SHORT TASK:
Search the data below for the string "chart". Extract every line that contains it.

++++ DATA SEGMENT ++++

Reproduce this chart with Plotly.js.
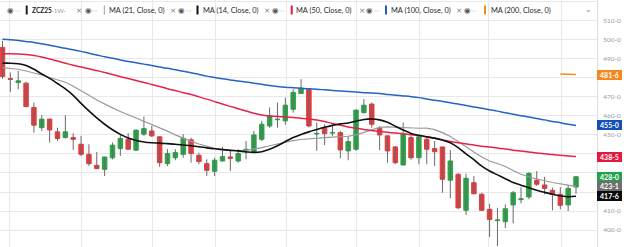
<!DOCTYPE html>
<html><head><meta charset="utf-8">
<script src="https://cdn.plot.ly/plotly-3.0.1.min.js"></script>
<style>html,body{margin:0;padding:0;background:#fff;overflow:hidden}#chart{width:624px;height:247px}</style>
</head><body><div id="chart"></div>
<script>
// ---- data (weekly ZCZ25 candles, oldest first) ----
const opens  = [496,479.6,477.5,477.2,464.4,453.8,458.3,451.6,448.6,448.6,445.1,439.8,434,431.9,438,442.8,447.7,442,450.4,452.1,449,434.9,438,439.8,447.4,439.3,434.9,430.9,436.3,438.4,436.3,442,441.2,447.7,454.7,458,457.4,463.5,471.8,474,450.5,453.5,451,451.2,441.6,442.5,461.7,466.2,453.5,449.5,443.7,434.2,448.6,438,447.7,442.8,443.7,426.2,429.3,410.4,424.9,418.8,410.9,405,404.4,413.2,416,417.4,426.2,423.7,420.9,418.8,413.2,422.6];
const highs  = [499.5,482.8,483.7,477.9,467,460.4,458.5,453.8,460.4,450.9,449.5,445.1,441,438.4,446,450.4,450.9,452.8,459.6,454.7,449.3,442.5,442.5,450.4,448.6,440.7,437.2,438,443.7,441.6,442.5,446.8,452.1,457.4,464.4,467,469.6,474,479.3,474.5,456.5,455.6,455.6,452.1,449.5,463.5,468.8,467,454.7,449.5,444,456.5,449.5,449.5,449,446.8,443.7,442,429.8,429.6,428.4,419.6,413.8,411.7,413.5,420.5,422.5,430.4,431,427.9,422.3,422.6,423.7,428.4];
const lows   = [479.5,472.6,474,464.5,451.2,452.1,446,446.8,448.1,442.1,438.9,433.7,432,428.4,437.2,439,442.1,441.6,449.5,448.9,433.2,433.7,436.7,438,435.4,434.6,428.4,428.4,436,431,435.4,437.2,440.7,446.8,453.8,453.8,455.3,461.7,471.5,454,441.6,444.7,449.5,437.7,436.7,441.6,461.2,453.8,442,435.4,434.6,434,437,434.6,434.6,433.7,419.6,416.7,411,407.9,418.8,410,396.3,391.6,401,403.5,414,416.2,423.2,418.8,410.4,410.9,410,419.1];
const closes = [480.7,479.2,478.4,464.9,455.1,458.3,452.6,448.1,451.6,447.7,439.8,434.9,432.3,438.4,444.6,448.1,442.5,452.5,453.3,449.5,435.4,440.2,440.7,448.2,440.2,436,431.4,436.7,438.6,437.7,440.2,442.4,450,455.6,460,458.2,465.6,472.3,474.6,454.7,450.8,450.7,451.2,442.1,446.5,463,465.6,455.6,450,441.6,435.4,450.4,438,449,442.5,441.2,426.7,436.3,411.7,427.2,419.1,410.4,405.6,405.3,411.2,419.6,416.4,429.8,424.1,421.9,418.8,413,421.9,428];

const ma14  = [487.7,487.7,487.4,486.5,484.5,482.0,479.7,477.0,474.2,470.8,466.6,462.6,458.9,455.6,452.7,450.3,448.4,447.1,446.3,445.9,445.7,445.4,445.1,444.7,444.3,443.8,443.2,442.7,442.3,441.9,441.6,441.1,440.8,441.2,442.5,444.3,446.5,448.6,450.2,451.6,452.8,454.0,455.0,455.8,456.3,457.2,458.1,458.4,457.9,456.6,454.6,452.6,450.8,449.8,449.0,448.3,447.3,445.9,443.3,440.0,437.0,433.6,431.0,429.0,427.0,425.0,423.6,422.2,420.9,419.8,418.8,418.0,417.5,417.75];
const ma21  = [485.4,485.0,484.5,483.6,482.7,481.5,480.2,478.9,477.7,475.6,473.4,470.9,468.3,466.1,464.2,462.3,460.6,458.8,457.1,455.6,454.0,452.0,450.0,448.2,446.6,445.2,443.9,442.9,442.1,441.7,441.6,441.9,442.5,443.3,444.3,445.3,446.3,447.0,447.6,448.0,448.3,448.6,448.8,449.0,449.3,450.0,451.2,452.7,454.0,454.2,454.0,453.8,453.6,453.5,453.6,452.8,451.2,449.2,446.6,443.6,441.0,438.4,436.3,435.0,433.4,431.3,429.3,427.9,426.8,425.9,425.0,424.2,423.6,423.125];
const ma50  = [492.6,492.6,492.5,492.2,491.7,490.9,489.9,488.8,487.7,486.6,485.7,484.8,483.8,482.8,481.7,480.6,479.6,478.6,477.6,476.5,475.4,474.3,473.3,472.2,471.2,470.0,468.8,467.5,466.2,465.0,463.8,462.6,461.4,460.5,460.0,459.7,459.4,459.1,458.8,458.4,457.8,457.0,456.0,455.1,454.2,453.5,452.9,452.3,451.8,451.4,451.0,450.6,450.1,449.6,449.0,448.2,447.4,446.6,445.9,445.3,444.7,444.1,443.6,443.1,442.6,442.0,441.5,441.0,440.5,440.1,439.7,439.3,438.9,438.625];
const ma100 = [500.3,500.0,499.6,499.1,498.6,497.9,497.1,496.3,495.5,494.8,493.9,492.9,492.0,491.1,490.3,489.4,488.6,487.9,487.2,486.5,485.7,485.0,484.2,483.5,482.7,481.8,480.9,480.2,479.5,478.9,478.3,477.8,477.2,476.6,476.0,475.5,475.1,474.8,474.5,474.2,474.0,473.7,473.4,473.1,472.8,472.5,472.2,472.0,471.7,471.3,470.9,470.5,470.1,469.6,468.9,468.2,467.6,466.9,466.2,465.5,464.7,464.0,463.2,462.5,461.6,460.9,460.1,459.4,458.6,457.9,457.1,456.4,455.6,455.0];
const ma200 = [null,null,null,null,null,null,null,null,null,null,null,null,null,null,null,null,null,null,null,null,null,null,null,null,null,null,null,null,null,null,null,null,null,null,null,null,null,null,null,null,null,null,null,null,null,null,null,null,null,null,null,null,null,null,null,null,null,null,null,null,null,null,null,null,null,null,null,null,null,null,null,482.0,481.9,481.75];

// tick labels (those hidden behind the price boxes in the reference are left blank)
const priceTicks = [400,410,420,430,440,450,460,470,480,490,500,510,520];
const priceTickText = ['400-0','410-0','','','','450-0','460-0','470-0','','490-0','500-0','510-0','520-0'];
const monthGrid = [0.95,10,19.03,27.05,36.1,45.1,53.1,61.9,71.2];

const labelValues = [481.75,455.0,438.625,428.0,423.125,417.75];
const labelTexts  = ['481-6','455-0','438-5','428-0','423-1','417-6'];
const labelColors = ['#f5871f','#1150b8','#e5173f','#22a34a','#6e6e6e','#0a0a0a'];

const legendNames = ['ZCZ25','MA (21, Close, 0)','MA (14, Close, 0)','MA (50, Close, 0)','MA (100, Close, 0)','MA (200, Close, 0)'];
const legendColors = ['#222222','#9a9a9a','#111111','#e5173f','#1f5fc4','#f5871f'];

// ---- build ----
const idx = opens.map((_, i) => i);
const GREEN = '#27a547', RED = '#e63a3d';

const wx = [], wy = [];
idx.forEach(i => { wx.push(i, i, null); wy.push(lows[i], highs[i], null); });

const bodyHi = idx.map(i => Math.max(opens[i], closes[i]));
const bodyLo = idx.map(i => Math.min(opens[i], closes[i]));

const traces = [
  {type:'scatter', mode:'lines', x:wx, y:wy, line:{color:'#6a6a6a', width:1}, hoverinfo:'skip'},
  {type:'candlestick', x:idx, open:opens, high:bodyHi, low:bodyLo, close:closes,
   increasing:{line:{color:GREEN, width:1}, fillcolor:GREEN},
   decreasing:{line:{color:RED, width:1}, fillcolor:RED}, whiskerwidth:0, hoverinfo:'skip'},
  {type:'scatter', mode:'lines', x:idx, y:ma21, line:{color:'#9a9a9a', width:1.2}, hoverinfo:'skip'},
  {type:'scatter', mode:'lines', x:idx, y:ma50, line:{color:'#e5234a', width:1.5, shape:'spline'}, hoverinfo:'skip'},
  {type:'scatter', mode:'lines', x:idx, y:ma100, line:{color:'#2563c4', width:1.5, shape:'spline'}, hoverinfo:'skip'},
  {type:'scatter', mode:'lines', x:idx, y:ma14, line:{color:'#111111', width:1.6, shape:'spline'}, hoverinfo:'skip'},
  {type:'scatter', mode:'lines', x:idx, y:ma200, line:{color:'#f5871f', width:1.3}, hoverinfo:'skip'}
];

const PW = 597, PH = 247;
const px = p => p / PW;
const ly = 1 - 10 / PH;
const annotations = [];
const shapes = [];
function txt(p, t, o) {
  annotations.push(Object.assign({xref:'paper', yref:'paper', x:px(p), y:ly, text:t, showarrow:false,
    xanchor:'left', yanchor:'middle', font:{family:'Lato, sans-serif', size:7.4, color:'#2a2a2a'}}, o || {}));
}
const legendX = [
  {eye:10.7, dots:18.3, bar:26.7, text:30.2, x:null},
  {eye:88.3, dots:95, bar:104.3, text:107.3, x:79.3},
  {eye:181.5, dots:188.5, bar:197.5, text:200.8, x:173},
  {eye:275, dots:281.7, bar:291.7, text:294.3, x:266.7},
  {eye:370, dots:377.3, bar:386, text:388.6, x:362.3},
  {eye:467, dots:474, bar:485, text:488.5, x:459}
];
legendNames.forEach((name, k) => {
  const L = legendX[k];
  if (L.x !== null) txt(L.x, '×', {xanchor:'center', font:{family:'DejaVu Sans', size:7.5, color:'#777'}});
  txt(L.eye, '◉', {xanchor:'center', font:{family:'DejaVu Sans', size:7.5, color:'#555'}});
  txt(L.dots, '···', {xanchor:'center', font:{family:'DejaVu Sans', size:6, color:'#777'}});
  shapes.push({type:'rect', xref:'paper', yref:'paper', x0:px(L.bar - (k === 1 ? 0.5 : 1)), x1:px(L.bar + (k === 1 ? 0.5 : 1)),
    y0:1 - 14.5 / PH, y1:1 - 5.5 / PH, fillcolor:legendColors[k], line:{width:0}});
  if (k === 0) {
    txt(L.text, name, {font:{family:'Lato, sans-serif', size:6.6, color:'#222', weight:700}});
    txt(49.5, '·1W·', {font:{family:'Lato, sans-serif', size:6.3, color:'#999'}});
  } else {
    txt(L.text, name);
  }
});
txt(588.5, '⌄', {xanchor:'center', y:1 - 9 / PH, font:{family:'DejaVu Sans', size:8, color:'#888'}});

labelValues.forEach((v, k) => {
  annotations.push({xref:'paper', yref:'y', x:1, y:v, xanchor:'left', yanchor:'middle', text:labelTexts[k],
    showarrow:false, bgcolor:labelColors[k], borderwidth:0, borderpad:1, width:23, height:8,
    font:{family:'Lato, sans-serif', size:7, color:'#fff', weight:700}});
});

const layout = {
  width:624, height:247, margin:{l:0, r:27, t:0, b:0},
  paper_bgcolor:'#fff', plot_bgcolor:'#fff', showlegend:false,
  boxgap:0.2, boxgroupgap:0.29,
  font:{family:'Lato, sans-serif'},
  xaxis:{range:[-0.318, 75.67], rangeslider:{visible:false}, showticklabels:false, tickmode:'array', tickvals:monthGrid,
    showgrid:true, gridcolor:'#e8e8e8', gridwidth:1, zeroline:false, ticks:'', showline:false, fixedrange:true},
  yaxis:{side:'right', range:[391.1, 520.9], tickmode:'array', tickvals:priceTicks, ticktext:priceTickText,
    showgrid:true, gridcolor:'#e8e8e8', gridwidth:1, zeroline:false, ticks:'', showline:true, linecolor:'#dcdcdc', linewidth:1,
    tickfont:{family:'Lato, sans-serif', size:6.5, color:'#9a9a9a'}, ticklabelstandoff:4, fixedrange:true},
  annotations:annotations, shapes:shapes
};
Plotly.newPlot('chart', traces, layout, {staticPlot:true, displayModeBar:false});
</script></body></html>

++++

OUTPUT:
Reproduce this chart with Plotly.js.
<style>html,body{margin:0;padding:0;background:#fff;overflow:hidden}#chart{width:624px;height:247px}</style>
</head><body><div id="chart"></div>
Plotly.newPlot('chart', traces, layout, {staticPlot:true, displayModeBar:false});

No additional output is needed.